Compared with near-infrared diffuse reflection technology [22,23], near-infrared spectroscopy is one of the most promising potential analytical tools in this field. It plays a very good role in both qualitative [24] and quantitative [25] analysis, but it requires high-level hardware. The advantages of computer vision technology lie in detection speed and portability, and the algorithms can be embedded in mobile applications; the quality information of cherries can be obtained in a short time by taking corresponding images through mobile devices. The proposed method simplifies the cumbersome process of cherry quality detection, greatly improves the detection speed, and achieves certain improvement in terms of accuracy.

Although the images used in this experiment were preprocessed by the flooding filling algorithm, which greatly improved the training speed of the model, reduced the number of iterations, and improved the accuracy rate, various shortcomings still exist. Because the training dataset consisted of preprocessed images, the test images used in the identification of cherry quality also need to be preprocessed. Moreover, because only four different quality cherry images were used in model training, the datasets were not sufficiently rich and cherries with different qualities that had not appeared in training could not be identified. In future experiments, the practicality of the model can be improved by improving the richness of sample types and real-time detection. Due to the focus on improving the detection speed and accuracy, the internal quality indicators, such as sugar–acid ratio, pH value, vitamins and other internal quality indicators of cherries, cannot be included in the scope of investigation, which has certain limitations. We may try to build a DNN model in the future. Quality indicators [26] are included in the scope of investigation or try to create a database of the mapping relationship between cherry varieties and their internal components. While improving the detection speed and practicability, the discrimination results are more accurate and scientific.

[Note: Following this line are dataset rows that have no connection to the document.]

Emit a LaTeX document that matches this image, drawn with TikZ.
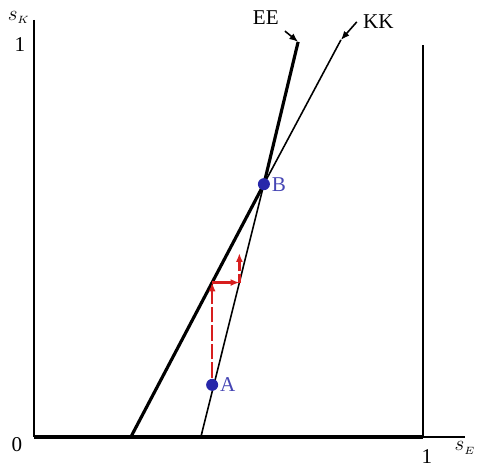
\documentclass[tikz,border=0pt]{standalone}
\usepackage{fontspec}
\setmainfont{Liberation Serif}
\usepackage{xcolor}
\usepackage{tikz}
\usetikzlibrary{arrows.meta}

\definecolor{dotblue}{RGB}{40,40,170}
\definecolor{labblue}{RGB}{70,70,180}
\definecolor{shiftred}{RGB}{215,30,30}

\begin{document}
\begin{tikzpicture}[x=7.78cm,y=7.84cm,>={Latex[length=5pt,width=4pt]},font=\large]
  \useasboundingbox (-0.0874,-0.0816) rectangle (1.1414,1.1148);
  \coordinate (O) at (0,0);
  \coordinate (Ytop) at (0,1.064);
  \coordinate (X1) at (1,0);
  \coordinate (Xend) at (1.108,0);
  \coordinate (R1) at (1,1);
  \coordinate (E0) at (0.249,0);
  \coordinate (K0) at (0.429,0);
  \coordinate (B) at (0.591,0.645);
  \coordinate (A) at (0.458,0.133);
  \coordinate (E1) at (0.679,1.008);
  \coordinate (K1) at (0.789,1.013);
  \coordinate (P1) at (0.458,0.151);
  \coordinate (P2) at (0.458,0.394);
  \coordinate (P3) at (0.528,0.394);
  \coordinate (P4) at (0.528,0.469);
  % axes and box
  \draw[line width=0.7pt] (Ytop) -- (O);
  \draw[line width=1.8pt] (O) -- (X1);
  \draw[line width=0.7pt] (X1) -- (Xend);
  \draw[line width=0.7pt] (X1) -- (R1);
  % the two loci, crossing at B
  \draw[line width=1.8pt] (E0) -- (B) -- (E1);
  \draw[line width=0.9pt] (K0) -- (B) -- (K1);
  % labels of the loci
  \node (EElab) at (0.596,1.069) {EE};
  \node (KKlab) at (0.885,1.059) {KK};
  \draw[->,line width=0.9pt] (EElab.south east) -- (E1);
  \draw[->,line width=0.9pt] (KKlab.west) -- (K1);
  % adjustment path
  \draw[->,shiftred,line width=1.5pt,dash pattern=on 9pt off 1.5pt] (P1) -- (P2);
  \draw[->,shiftred,line width=1.5pt] (P2) -- (P3);
  \draw[->,shiftred,line width=1.5pt,dash pattern=on 5pt off 1.5pt] (P3) -- (P4);
  % equilibria
  \fill[dotblue] (A) circle (0.12cm);
  \fill[dotblue] (B) circle (0.12cm);
  \node[labblue,right=1pt] (Alab) at (A) {A};
  \node[labblue,right=1pt] (Blab) at (B) {B};
  % axis labels
  \node (sK) at (-0.039,1.071) {$s_{\scriptscriptstyle K}$};
  \node (yone) at (-0.036,1.0) {1};
  \node (zero) at (-0.044,-0.020) {0};
  \node (xone) at (1.010,-0.050) {1};
  \node (sE) at (1.108,-0.028) {$s_{\scriptscriptstyle E}$};
\end{tikzpicture}
\end{document}
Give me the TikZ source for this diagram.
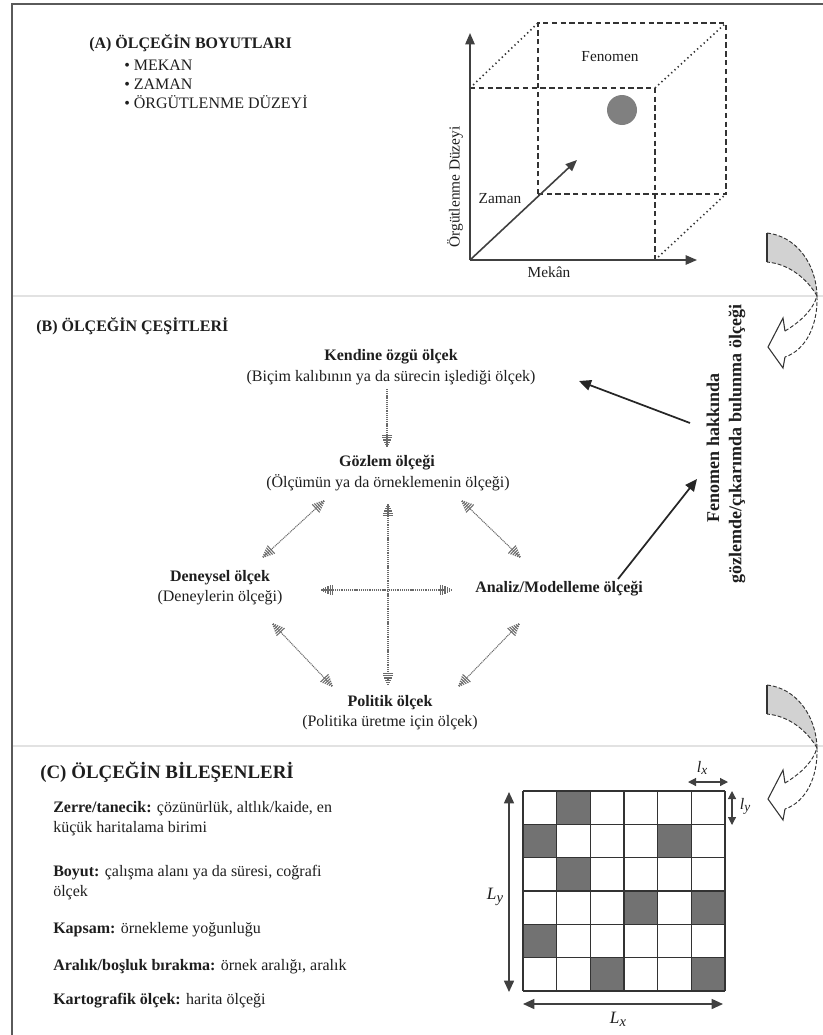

5. Conclusions and Shortcomings

This study combined the flooding filling algorithm with the YOLOv5 target detection algorithm. The dataset required for training the YOLOv5 model was optimized by the flooding filling algorithm, which effectively reduced the impact of environmental factors on the training of the YOLOv5 model. The training results were compared to those obtained with the original data without optimization by the flooding filling algorithm. The results reveal that the training accuracy of the original image processed by the flooding filling algorithm is significantly higher (up to 99.6%) compared with that of the original image, when the same datasets were used for training and the same number of iterations was required. Specifically, only 20 iterations were required to ensure high accuracy, which significantly improved the model’s generation speed. In future work, improvements can be made with regard to the following aspects. First, the existing datasets should be expanded to increase the sample diversity. Second, the algorithm used in the model should be optimized, and the feature extraction and weight optimization should be strengthened to further improve the generation speed and accuracy of the model. We will also try to improve the mobile application for judging the quality of cherries in future work.